Mientras cruzo por callejuelas de Velluters –con sus meretrices ajadas y sus yonquis de alcurnia– observo que, en una esquina del conservatorio, resiste al arrancamiento un cartel de la velada floral que Helena Goch y Julio de la Rosa brindaron en la espesura del Botànic. Detenido frente al póster de aquel concierto la visión más nítida que me asalta es la del cantautor jerezano taconeando El traje, envuelto por ese vaivén suave del looper, y la expectante calma al contemplar cómo se agiganta con el ritmo de sus tacones cercanos.
Quiero ver caer los puentes que me unen a tu nombre
olvidar es una guerra y esta vez la gano yo
Sigo ante el cuadro de la primera cita de Sons al Botànic, en la misma pared, más carteles superpuestos y desgajados, esta imagen me lleva a pensar en ese mural de Jorge López, para Inside Out Project que, a pesar de los permisos, los operarios extinguieron por “órdenes de arriba” en el muro de la Casa dels Bous. Un panel intergeneracional con los verdaderos rostros que pueblan la fachada marítima de esta ciudad. El agua a presión desintegrando –literalmente–esa Valencia marinera, tan auténtica, depauperada a conciencia para especular sobre las ruinas del Cabanyal. En una de las caras he reconocido al que toca el cajón en el sarao flamenco de cada martes en La otra parte, lo cual me devuelve a Julio cerrando, a taconazos, con…

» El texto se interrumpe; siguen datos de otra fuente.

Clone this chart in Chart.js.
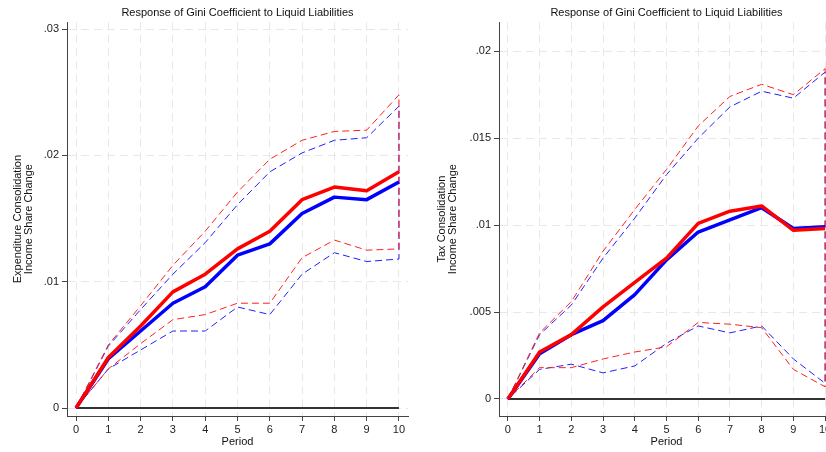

Sé bailar y no es tan fácil.
Por debajo de las torres de Quart salgo hacia Extramurs y me da por imaginar a Helena Goch cantando en alguna lengua ibérica –desde un fado a unes albaes–con todo ese candor que la envuelve en el escenario, con sus vestidos (imposibles para muchas) y sus tocados. Por probar, me digo, para transmitir al indagar en los registros vocales del idioma de su abuelo, Sanchís Guarner. En el Jardín Botánico de su ciudad, mademoiselle Goch comparte con los presentes el primer álbum que ha gestado, Little tiny blue men y se percibe como un estallido primaveral. Helena no finge ni medita su pose, le aflora así, ella tiene, innato, ese charming que otras intentan fingir o calcular. Sus melodías transcurren en continua trenza fluida, con esa oscilación característica y su guitarra solitaria, como una ráfaga en la tarde que llega a través de una gran mata de lavanda. Una voz púrpura y aromática.
Tras la gentil dama, se eleva Julio de la Rosa, a medio metro sobre el suelo, carente de artificio, trayendo la pureza que es capaz de imprimir a sus canciones, con el impacto en la desnudez de sus Pequeños trastornos sin importancia. Este llanero solitario, con su calma al hablar y aura de dandy desgarbado, empuja a los asistentes a que salten aferrados -a lianas desde lo alto de los árboles- hacia un vacío desbordante de poesía cruda, de esa que rasga, evoca y cura. La comunión con el respetable llega a su paroxismo cuando, completamente desatado (y desenchufado), desciende a la arena y alza una polvareda en derredor mientras se convierte en un simún, enérgico y sutil, como el sabor del romero en cualquier receta mediterránea.
El Botànic queda en silencio y las plantas, enmudecidas, reposan hasta que las despierte el próximo Modelo de Respuesta Polar. La humedad del extinto Turia hace temblar los huesos, como así ocurre con algunos falsetes de ella, o con algunos versos de él. Jules et Helen caminan de la mano, sobre las tablas y sobre la fina grava, sobre adoquines parisinos o sobre una senda borrosa cerca del cabo Trafalgar, intercambian influjos y miradas; gestos, melodías y cortesías; intercambian el arte que, cada uno en su estilo, propone y transmite para hacer vibrar. Tras concluir el recital, la pareja se retira en íntimo paseo (sin salida) hacia el Jardín de las Hespérides.
Allí llego, ahora, como en tantos y tantos atardeceres, para aplacar La fiera dentro y dejar de girar en mi propia Glorieta de trampas, para lo cual, en ocasiones, sólo me queda recurrir a un Perhaps, ese toque femenino, más dulce (y también ácido) que siempre alegra el espíritu. Así, absorto, contemplo unos matorrales aromáticos y todo cobra sentido, qué escribir e incluso el título. La naturaleza nos ofrece las respuestas y nuestra necedad, a veces, nos impide verlas.